Gods and Goddesses
Indu Kush
India
Hindu (Puranic)
Kama(Deva) (desire)

ORIGIN: Hindu (Puranic)

TYPE: God of carnal love

KNOWN PERIOD OF WORSHIP: Circa 1000 BCE, and probably earlier, until present.

SYNONYMS: Kama; Manmatha; Ananga

CENTER(S) OF CULT: Various

ART REFERENCES: stone and metal sculptures, reliefs.

LITERARY SOURCES: Ramayana Epic and various Puranic texts.

INFORMATION: As god of love Kamadeva stimulates physical desire. The son of Visnu and Laksmi, or of their reincarnations Krsna and Rukmini, in which instance he is titled Kama. An alternative legendary beginning accounts that he rose from the heart of the creator god Brahma.

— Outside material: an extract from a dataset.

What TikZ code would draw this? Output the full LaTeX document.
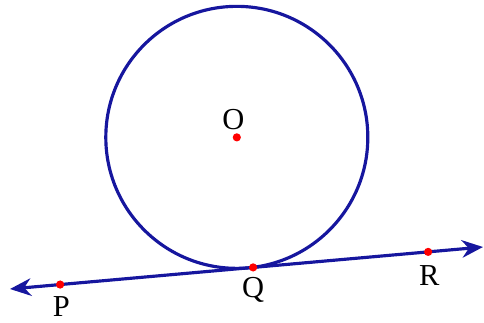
\documentclass[tikz,border=0pt]{standalone}
\usepackage{fontspec}
\setmainfont{Liberation Serif}
\usetikzlibrary{arrows.meta,calc}
\definecolor{circblue}{RGB}{22,22,158}
\tikzset{
  lbl/.style={font=\fontsize{26}{30}\selectfont,inner sep=0pt},
  dot/.style={circle,fill=red,inner sep=0pt,minimum size=7pt},
  bline/.style={circblue,line width=2.7pt}
}
\begin{document}
\begin{tikzpicture}[x=0.03cm,y=0.03cm]
        \useasboundingbox(0,0)rectangle(484,322);
        \def\r{131}
        \coordinate(A)at(10,33);
        \coordinate(B)at(483,75);
        \path(A)--(B)coordinate[pos=0.106](P);
        \path(A)--(B)coordinate[pos=0.504](T);
        \path(A)--(B)coordinate[pos=0.514](Q);
        \path(A)--(B)coordinate[pos=0.884](R);
        \path(A)--(T)([turn]90:\r)coordinate(O);
        \draw[bline](O)circle[radius=\r];
        \draw[bline,{Stealth[length=18pt,width=15pt]}-{Stealth[length=18pt,width=15pt]}](A)--(B);
        \node[dot](dO)at(O){};
        \node[dot](dP)at(P){};
        \node[dot](dQ)at(Q){};
        \node[dot](dR)at(R){};
        \node[lbl](lO)at([xshift=-3pt,yshift=15pt]O){O};
        \node[lbl](lP)at([xshift=1pt,yshift=-18.5pt]P){P};
        \node[lbl](lQ)at([yshift=-19pt]Q){Q};
        \node[lbl](lR)at([xshift=1pt,yshift=-20pt]R){R};
        \end{tikzpicture}
\end{document}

His chief ally is the god of spring, Vasanta, his principal consort is the goddess of affection, Rati, and he is attended by a band of nymphs, the Apsaras. Kamadeva is depicted as a youthful god with green or red skin, decked with ornaments and flowers, armed with a bow of sugar cane, strung with a line of honey bees, and arrows tipped with a flower. He may be three-eyed and three-headed and frequently rides on a parrot.
The consorts of Kamadeva are the goddesses Rati and Priti. Legend accounts the Kamadeva met his death at the hands of Siva, who incinerated him with flames from his middle eye. Kamadeva had inadvertantly wounded the meditating god with one of his shafts of desire and had caused him to fall in love with Parvati. The epithet Ananga (bodiless) is applied to Kamadeva in this context. Kamadeva is reincarnated as Pradyumna, the son of Krsna. The god it invoked particularly when a bride-to-be departs from her family home.